The Wall Street Journal article also stated the reasons for businesses sitting on large cash holdings and that those holdings are not beneficial to businesses.

“The cash buildup shows the deep caution many companies feel about investing in expansion while the economic recovery remains painfully slow and high unemployment and battered household finances continue to limit consumers' ability to spend,” the article states.

“The buildup has a big downside for companies, which get little return on their money because interest rates are low, but it reflects the relatively few opportunities they see to deploy their cash more creatively.”

In a commentary on Jan. 12 on RealClearPolitics, Tom Donohue, president and CEO of the U.S. Chamber of Commerce, said that uncertainty is the “enemy of investment and hiring.”

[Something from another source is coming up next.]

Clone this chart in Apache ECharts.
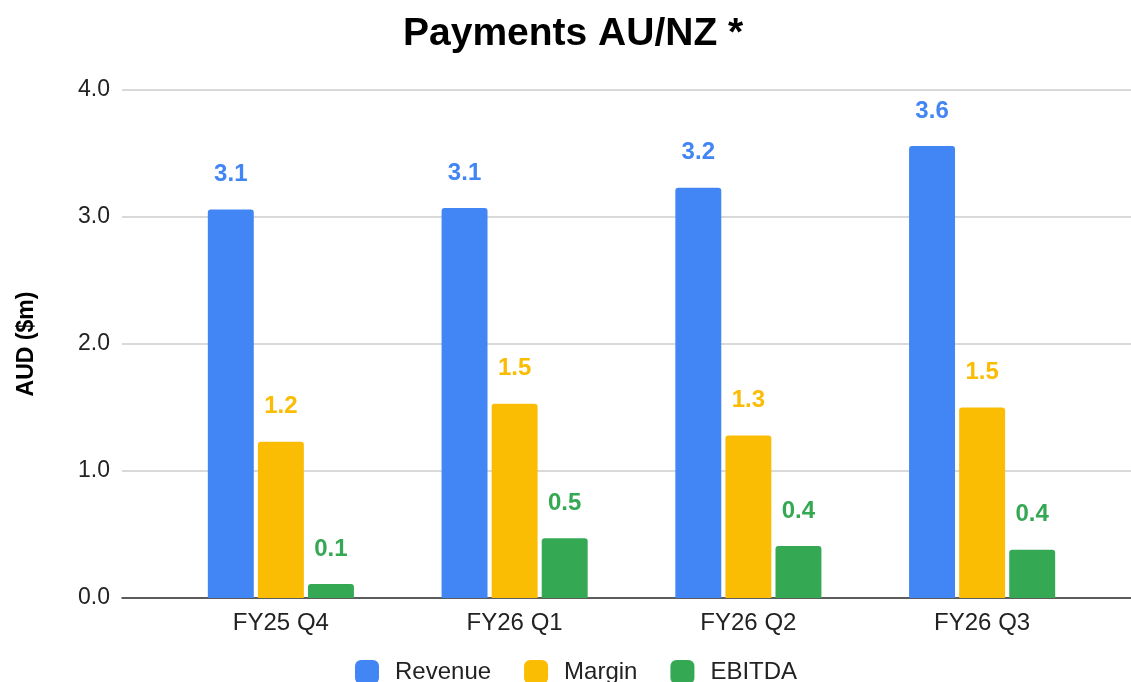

“The degree of change and uncertainty is unprecedented -- is it any wonder that many companies and other employers are sitting on their hands waiting to see how things work out? To know what their tax and regulatory obligations will be? To understand how new policies will impact their operations?” Donohue said.

“Uncertainty is the enemy of investment and hiring,” he said. “Through smart, commonsense policies, lawmakers can help increase certainty, especially when it comes to health care, tax, and climate change policies.”

Jackson said that despite “polarized debates” about the effects EPA regulations and standards have on business and the U.S. economy “environmental protection and economic growth can and do go hand in hand.”

She said the EPA’s “fundamental responsibility is protecting the health of the American people,” and warned against “special interests” that don’t understand the importance of that mission.

“It is important, as special interests try to gut our safeguards like the Clean Air Act that EPA has worked for and under for decades,” Jackson said. “And while special interests try to find loopholes so big polluters can skirt other common sense health protections.

“It is important to recognize these possibilities at a time when American companies have a record amount of cash holdings and liquid assets,” Jackson said.

According to The Wall Street Journal, among those companies with the top cash and liquid assets are Microsoft Corp., with $43.25 billion in cash and short-term investments; Cisco Systems Inc. with $38.9 billion; and Google Inc. with $33.4 billion.